Why is the US Recovery the Worst Compared to Other Countries?
The financial crisis of 2008 did not affect only the US; Europe and Asia also suffered severe recessions, or "great recessions". Since then there has been a recovery worldwide, and we can monitor the strength of the recovery. The bottom of the crisis was in the fall of 2008, about 13 quarters ago. How much improvement has there been?
The above chart compares the economic recovery — as measured by real GDP per capita — of each nation at different points after the trough of their recessions. At the lowest point of the crisis, we set the GDP per capita index to the value 100, for each country. The above chart shows how this index has fared in Finland, Sweden, Japan, and the US, for the recessions in each country, showing that the US by far had the worst recovery of the four countries.
Japan, Finland and Sweden have all gone through what the U.S. is currently going through. And all three of them had recoveries stronger than America’s. The U.S. recovery is doing worse than all of them. The U.S. recovery is in dead last place after 12 quarters from the bottom.
The U.S. recovery vis a vis Japan, another large, advanced economy, is of particular interest.

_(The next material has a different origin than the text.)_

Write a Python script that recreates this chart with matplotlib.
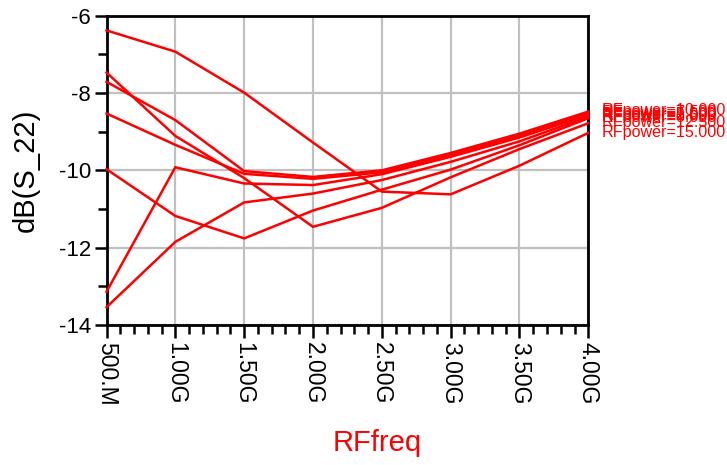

The poster child for slow growth coming out of a debt-fuelled financial crisis indubitably is Japan, which ever since the early 1990s has had trouble getting GDP growth going again. The recession which kicked off Japan’s “lost decade” lasted from 1991 to 1993. Yet even compared to that awful recovery experience from that recession in Japan is sobering: we are currently faring even worse than Japan at the same point in their lost decade. The US is worse than the worst economy in the world since 1991.
Why is this?
The answer is the policies of the Obama administration, which have been hostile to business, have increased government spending egregiously, have increased government debt by unprecedented amounts, and which have no clue as to what to do. Obama knows only the mantra of higher taxes, more borrowing from future generations, and ultimately, more inflation as Bernanke helicopters in more money, generated out of thin air.
So is the U.S. headed for a Lost Decade (or more) of weak growth, too?
For sure, if Obama is re-elected. If Romney is elected, this remains to be seen.